What a stupid thing to say. Are you Carol Brown?
The existing strip malls aren't full because there is no demand to satisfy. It will never be a thriving business corridor when there are alternatives not 5 minutes away in either direction.
Canton Road's issues are primarily a result of bad zoning decisions and bad retail design that occurred some years ago (70's and 80's).
Those established development patterns are tough to change.
This is just a smaller version of the mess up and down Cobb Parkway.
The market is there (north central and northeast Cobb), but the corridor is going to require some major redevelopment before it attracts the type of uses that are going to bring potential consumers to the area.
A facade improvement here and there is going to accomplish much.
I think putting "Lipstick on a Pig" is the expression that describes what is being currently being contemplated.
The intent is admirable but the solution is going to be very difficult.
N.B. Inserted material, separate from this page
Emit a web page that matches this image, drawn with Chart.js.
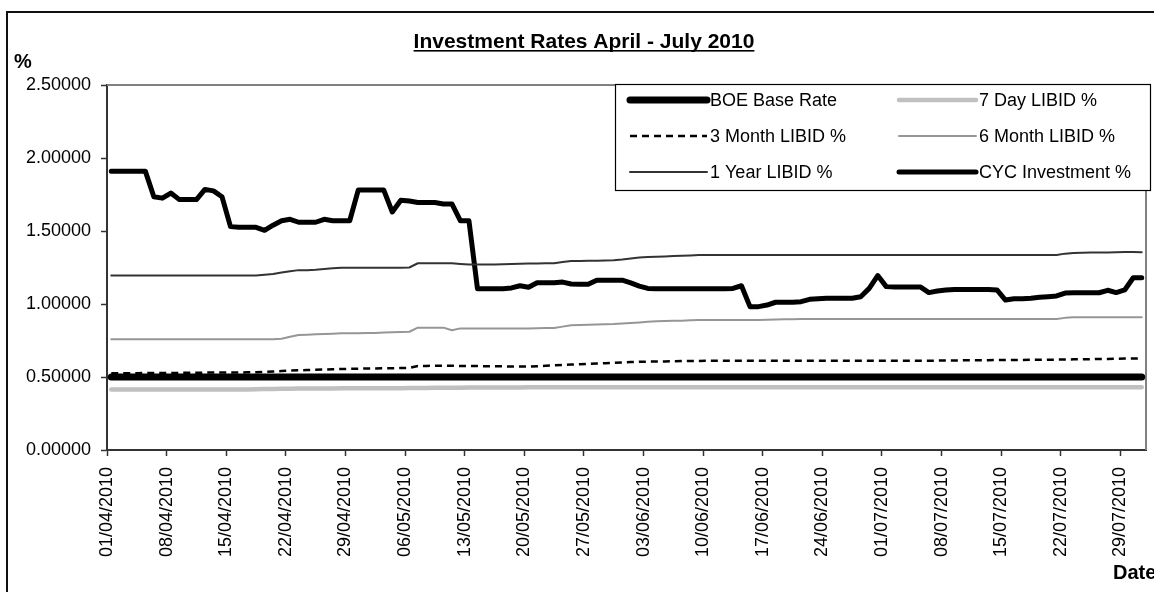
<!DOCTYPE html>
<html>
<head>
<meta charset="utf-8">
<title>Investment Rates April - July 2010</title>
<script src="https://cdn.jsdelivr.net/npm/chart.js@4.4.1/dist/chart.umd.min.js"></script>
<style>
    html, body { margin: 0; padding: 0; background: #fff; overflow: hidden; }
    #wrap { width: 1154px; height: 592px; }
</style>
</head>
<body>
<div id="wrap"><canvas id="rates" width="1154" height="592"></canvas></div>
<script>
// ---- text ----
const chartTitle = 'Investment Rates April - July 2010';
const yAxisTitle = '%';
const xAxisTitle = 'Date';

// weekly date labels (one every 7 days from 01/04/2010)
const tickLabels = [
    '01/04/2010', '08/04/2010', '15/04/2010', '22/04/2010', '29/04/2010',
    '06/05/2010', '13/05/2010', '20/05/2010', '27/05/2010', '03/06/2010',
    '10/06/2010', '17/06/2010', '24/06/2010', '01/07/2010', '08/07/2010',
    '15/07/2010', '22/07/2010', '29/07/2010'
];
const tickStepDays = 7;
const totalDays = 122; // 01/04/2010 - 31/07/2010

const yTickLabels = ['0.00000', '0.50000', '1.00000', '1.50000', '2.00000', '2.50000'];

const seriesNames = [
    'BOE Base Rate', '7 Day LIBID %', '3 Month LIBID %',
    '6 Month LIBID %', '1 Year LIBID %', 'CYC Investment %'
];

// ---- daily rates, one row per week ----
const boeBase = [
    0.5, 0.5, 0.5, 0.5, 0.5, 0.5, 0.5,
    0.5, 0.5, 0.5, 0.5, 0.5, 0.5, 0.5,
    0.5, 0.5, 0.5, 0.5, 0.5, 0.5, 0.5,
    0.5, 0.5, 0.5, 0.5, 0.5, 0.5, 0.5,
    0.5, 0.5, 0.5, 0.5, 0.5, 0.5, 0.5,
    0.5, 0.5, 0.5, 0.5, 0.5, 0.5, 0.5,
    0.5, 0.5, 0.5, 0.5, 0.5, 0.5, 0.5,
    0.5, 0.5, 0.5, 0.5, 0.5, 0.5, 0.5,
    0.5, 0.5, 0.5, 0.5, 0.5, 0.5, 0.5,
    0.5, 0.5, 0.5, 0.5, 0.5, 0.5, 0.5,
    0.5, 0.5, 0.5, 0.5, 0.5, 0.5, 0.5,
    0.5, 0.5, 0.5, 0.5, 0.5, 0.5, 0.5,
    0.5, 0.5, 0.5, 0.5, 0.5, 0.5, 0.5,
    0.5, 0.5, 0.5, 0.5, 0.5, 0.5, 0.5,
    0.5, 0.5, 0.5, 0.5, 0.5, 0.5, 0.5,
    0.5, 0.5, 0.5, 0.5, 0.5, 0.5, 0.5,
    0.5, 0.5, 0.5, 0.5, 0.5, 0.5, 0.5,
    0.5, 0.5, 0.5
];

const libid7Day = [
    0.415, 0.415, 0.415, 0.415, 0.415, 0.415, 0.415,
    0.415, 0.415, 0.415, 0.415, 0.415, 0.415, 0.415,
    0.415, 0.415, 0.415, 0.416, 0.417, 0.418, 0.419,
    0.42, 0.421, 0.421, 0.422, 0.422, 0.422, 0.423,
    0.423, 0.423, 0.423, 0.423, 0.423, 0.423, 0.423,
    0.424, 0.425, 0.425, 0.426, 0.426, 0.427, 0.427,
    0.428, 0.428, 0.428, 0.428, 0.428, 0.428, 0.428,
    0.429, 0.429, 0.429, 0.429, 0.429, 0.429, 0.429,
    0.43, 0.43, 0.43, 0.43, 0.43, 0.43, 0.43,
    0.43, 0.43, 0.43, 0.43, 0.43, 0.43, 0.43,
    0.43, 0.43, 0.43, 0.43, 0.43, 0.43, 0.43,
    0.43, 0.43, 0.43, 0.43, 0.43, 0.43, 0.43,
    0.43, 0.43, 0.43, 0.43, 0.43, 0.43, 0.43,
    0.43, 0.43, 0.43, 0.43, 0.43, 0.43, 0.43,
    0.43, 0.43, 0.43, 0.43, 0.43, 0.43, 0.43,
    0.43, 0.43, 0.43, 0.43, 0.43, 0.43, 0.43,
    0.43, 0.43, 0.43, 0.43, 0.43, 0.43, 0.43,
    0.43, 0.43, 0.43
];

const libid3Month = [
    0.525, 0.525, 0.526, 0.526, 0.527, 0.527, 0.528,
    0.528, 0.528, 0.529, 0.529, 0.53, 0.53, 0.53,
    0.531, 0.531, 0.532, 0.533, 0.535, 0.538, 0.541,
    0.544, 0.546, 0.548, 0.55, 0.551, 0.553, 0.555,
    0.556, 0.557, 0.558, 0.559, 0.56, 0.56, 0.561,
    0.562, 0.575, 0.576, 0.577, 0.577, 0.577, 0.576,
    0.576, 0.575, 0.574, 0.573, 0.573, 0.572, 0.572,
    0.572, 0.574, 0.577, 0.58, 0.582, 0.585, 0.588,
    0.59, 0.593, 0.595, 0.597, 0.6, 0.602, 0.604,
    0.605, 0.606, 0.607, 0.608, 0.609, 0.61, 0.61,
    0.611, 0.611, 0.612, 0.612, 0.612, 0.612, 0.612,
    0.611, 0.611, 0.611, 0.611, 0.611, 0.611, 0.611,
    0.611, 0.611, 0.611, 0.611, 0.611, 0.611, 0.611,
    0.611, 0.611, 0.611, 0.612, 0.612, 0.612, 0.612,
    0.613, 0.613, 0.614, 0.614, 0.615, 0.615, 0.616,
    0.616, 0.617, 0.617, 0.618, 0.618, 0.619, 0.619,
    0.62, 0.621, 0.621, 0.622, 0.623, 0.624, 0.625,
    0.626, 0.627, 0.628
];

const libid6Month = [
    0.758, 0.758, 0.758, 0.758, 0.758, 0.758, 0.758,
    0.758, 0.758, 0.758, 0.758, 0.758, 0.758, 0.758,
    0.758, 0.758, 0.758, 0.758, 0.758, 0.758, 0.762,
    0.775, 0.788, 0.79, 0.792, 0.794, 0.797, 0.799,
    0.8, 0.8, 0.801, 0.802, 0.804, 0.806, 0.808,
    0.81, 0.838, 0.838, 0.838, 0.838, 0.82, 0.833,
    0.833, 0.833, 0.833, 0.833, 0.833, 0.833, 0.833,
    0.833, 0.834, 0.835, 0.836, 0.845, 0.855, 0.857,
    0.858, 0.86, 0.862, 0.863, 0.866, 0.87, 0.874,
    0.878, 0.882, 0.884, 0.885, 0.886, 0.888, 0.89,
    0.89, 0.89, 0.89, 0.89, 0.89, 0.89, 0.89,
    0.892, 0.894, 0.895, 0.896, 0.897, 0.897, 0.897,
    0.897, 0.897, 0.897, 0.897, 0.897, 0.897, 0.897,
    0.897, 0.897, 0.897, 0.897, 0.897, 0.897, 0.897,
    0.897, 0.897, 0.897, 0.897, 0.897, 0.897, 0.897,
    0.897, 0.897, 0.897, 0.897, 0.897, 0.897, 0.897,
    0.905, 0.909, 0.909, 0.909, 0.909, 0.909, 0.909,
    0.909, 0.909, 0.909
];

const libid1Year = [
    1.195, 1.195, 1.195, 1.195, 1.195, 1.195, 1.195,
    1.195, 1.195, 1.195, 1.195, 1.195, 1.195, 1.195,
    1.195, 1.195, 1.195, 1.195, 1.2, 1.205, 1.215,
    1.225, 1.232, 1.232, 1.235, 1.24, 1.245, 1.249,
    1.249, 1.249, 1.249, 1.249, 1.249, 1.249, 1.249,
    1.25, 1.279, 1.279, 1.279, 1.279, 1.279, 1.274,
    1.27, 1.27, 1.27, 1.27, 1.272, 1.274, 1.276,
    1.277, 1.278, 1.279, 1.279, 1.288, 1.295, 1.295,
    1.296, 1.297, 1.298, 1.3, 1.305, 1.312, 1.318,
    1.322, 1.324, 1.326, 1.328, 1.33, 1.333, 1.335,
    1.335, 1.335, 1.335, 1.335, 1.335, 1.335, 1.335,
    1.335, 1.335, 1.335, 1.335, 1.335, 1.335, 1.335,
    1.335, 1.335, 1.335, 1.335, 1.335, 1.335, 1.335,
    1.335, 1.335, 1.335, 1.335, 1.335, 1.335, 1.335,
    1.335, 1.335, 1.335, 1.335, 1.335, 1.335, 1.335,
    1.335, 1.335, 1.335, 1.335, 1.335, 1.335, 1.335,
    1.345, 1.35, 1.351, 1.352, 1.352, 1.353, 1.355,
    1.356, 1.356, 1.355
];

const cycInvestment = [
    1.91, 1.91, 1.91, 1.91, 1.91, 1.735, 1.725,
    1.76, 1.715, 1.715, 1.715, 1.785, 1.775, 1.735,
    1.53, 1.525, 1.525, 1.525, 1.505, 1.54, 1.57,
    1.58, 1.56, 1.56, 1.56, 1.58, 1.57, 1.57,
    1.57, 1.78, 1.78, 1.78, 1.78, 1.63, 1.71,
    1.705, 1.695, 1.695, 1.695, 1.685, 1.685, 1.57,
    1.57, 1.105, 1.105, 1.105, 1.105, 1.11, 1.125,
    1.115, 1.145, 1.145, 1.145, 1.15, 1.137, 1.135,
    1.135, 1.163, 1.163, 1.163, 1.163, 1.145, 1.123,
    1.107, 1.105, 1.105, 1.105, 1.105, 1.105, 1.105,
    1.105, 1.105, 1.105, 1.107, 1.125, 0.982, 0.982,
    0.993, 1.012, 1.012, 1.012, 1.016, 1.032, 1.036,
    1.039, 1.039, 1.039, 1.039, 1.05, 1.107, 1.195,
    1.119, 1.117, 1.117, 1.117, 1.117, 1.078, 1.089,
    1.096, 1.1, 1.1, 1.1, 1.1, 1.1, 1.096,
    1.027, 1.036, 1.036, 1.039, 1.046, 1.05, 1.055,
    1.075, 1.077, 1.077, 1.077, 1.077, 1.094, 1.078,
    1.096, 1.18, 1.18
];

const FONT = '"Liberation Sans", Arial, Helvetica, sans-serif';

// each day sits in the middle of its slot, ticks fall on day boundaries
function toPoints(values) {
    return values.map((v, i) => ({ x: i + 0.5, y: v }));
}

function lineSet(label, values, color, width, dash) {
    return {
        label,
        data: toPoints(values),
        borderColor: color,
        borderWidth: width,
        borderDash: dash || [],
        borderCapStyle: dash ? 'butt' : 'round',
        borderJoinStyle: 'round',
        pointRadius: 0,
        tension: 0,
        fill: false
    };
}

// frame, title, axis captions and the two-column legend
const decor = {
    id: 'decor',
    beforeDatasetsDraw(chart) {
        const { ctx, chartArea: a } = chart;
        ctx.save();
        ctx.strokeStyle = '#808080';
        ctx.lineWidth = 2;
        ctx.beginPath();
        ctx.moveTo(a.left, a.top);
        ctx.lineTo(a.right, a.top);
        ctx.lineTo(a.right, a.bottom);
        ctx.stroke();
        ctx.restore();
    },
    afterDraw(chart) {
        const ctx = chart.ctx;
        ctx.save();

        // outer chart frame
        ctx.strokeStyle = '#111';
        ctx.lineWidth = 2;
        ctx.strokeRect(7, 12, 1300, 800);

        // title, underlined
        ctx.fillStyle = '#000';
        ctx.font = 'bold 21px ' + FONT;
        ctx.textAlign = 'center';
        ctx.textBaseline = 'middle';
        ctx.fillText(chartTitle, 584, 42);
        const tw = ctx.measureText(chartTitle).width;
        ctx.fillRect(584 - tw / 2, 50, tw, 1.6);

        // axis captions
        ctx.textAlign = 'left';
        ctx.font = 'bold 20px ' + FONT;
        ctx.fillText(yAxisTitle, 14, 62);
        ctx.fillText(xAxisTitle, 1113, 573);

        // legend box
        const box = { left: 615, top: 84, right: 1150, bottom: 190 };
        ctx.fillStyle = '#fff';
        ctx.fillRect(box.left, box.top, box.right - box.left, box.bottom - box.top);
        ctx.strokeStyle = '#000';
        ctx.lineWidth = 1.2;
        ctx.strokeRect(box.left + 0.5, box.top + 0.5, box.right - box.left, box.bottom - box.top);

        const colX = [630, 899];
        const rowY = [100, 136, 172];
        ctx.font = '18px ' + FONT;
        chart.data.datasets.forEach((ds, i) => {
            const x0 = colX[i % 2];
            const y = rowY[Math.floor(i / 2)];
            ctx.strokeStyle = ds.borderColor;
            ctx.lineWidth = ds.borderWidth;
            ctx.setLineDash(ds.borderDash);
            ctx.lineCap = ds.borderCapStyle;
            ctx.beginPath();
            ctx.moveTo(x0, y);
            ctx.lineTo(x0 + 77, y);
            ctx.stroke();
            ctx.setLineDash([]);
            ctx.fillStyle = '#000';
            ctx.fillText(ds.label, x0 + 80, y + 1);
        });

        ctx.restore();
    }
};

new Chart(document.getElementById('rates'), {
    type: 'line',
    data: {
        datasets: [
            lineSet(seriesNames[0], boeBase, '#000000', 7),
            lineSet(seriesNames[1], libid7Day, '#c0c0c0', 4.5),
            lineSet(seriesNames[2], libid3Month, '#000000', 2.5, [7, 5]),
            lineSet(seriesNames[3], libid6Month, '#969696', 2),
            lineSet(seriesNames[4], libid1Year, '#333333', 2),
            lineSet(seriesNames[5], cycInvestment, '#000000', 5)
        ]
    },
    options: {
        responsive: false,
        animation: false,
        devicePixelRatio: 1,
        layout: { padding: { top: 85, right: 8, bottom: 0, left: 0 } },
        plugins: {
            legend: { display: false },
            tooltip: { enabled: false }
        },
        scales: {
            x: {
                type: 'linear',
                min: 0,
                max: totalDays,
                afterBuildTicks: (s) => {
                    s.ticks = tickLabels.map((_, k) => ({ value: k * tickStepDays }));
                },
                afterFit: (s) => {
                    s.height = 142;
                    s.paddingLeft = 0;
                    s.paddingRight = 0;
                },
                ticks: {
                    autoSkip: false,
                    minRotation: 90,
                    maxRotation: 90,
                    padding: 11,
                    color: '#000',
                    font: { family: FONT, size: 18 },
                    callback: (v, i) => tickLabels[i]
                },
                grid: { drawOnChartArea: false, drawTicks: true, tickLength: 6, color: '#333', tickWidth: 1.5 },
                border: { display: true, color: '#333', width: 2 }
            },
            y: {
                min: 0,
                max: 2.5,
                afterFit: (s) => { s.width = 107; },
                ticks: {
                    stepSize: 0.5,
                    padding: 10,
                    color: '#000',
                    font: { family: FONT, size: 18 },
                    callback: (v, i) => yTickLabels[i]
                },
                grid: { drawOnChartArea: false, drawTicks: true, tickLength: 6, color: '#333', tickWidth: 1.5 },
                border: { display: true, color: '#333', width: 2 }
            }
        }
    },
    plugins: [decor]
});
</script>
</body>
</html>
Good luck with this, particularly in the throes of a tough economic environment.
Instead, why not create a pro-growth environment in the county which includes LOWER TAXES and LESS GOVERNMENT!
Try this. Make it so that no one's property tax will EVER be raised UNTIL their property is sold. That would give a natural incentive to invest and improve property everywhere throughout the county whether residential or commercial.
Time to reign in this tax and spend era of Cobb County Government.
It was the actions of the private sector that made The Square.
More dopey government "thinking"(...from another chamber backed rino). I guess Birrell was inspired by how well Obamas money handouts to Solyndra and GM have worked.
The businesses are not currently in the Canton Rd area because they do not see an opportunity that makes business sense. Hand them enough free taxpayer money, and they will see a a business opportunity. But they will come in and stay only as long as the incentive continues (or requires, or not).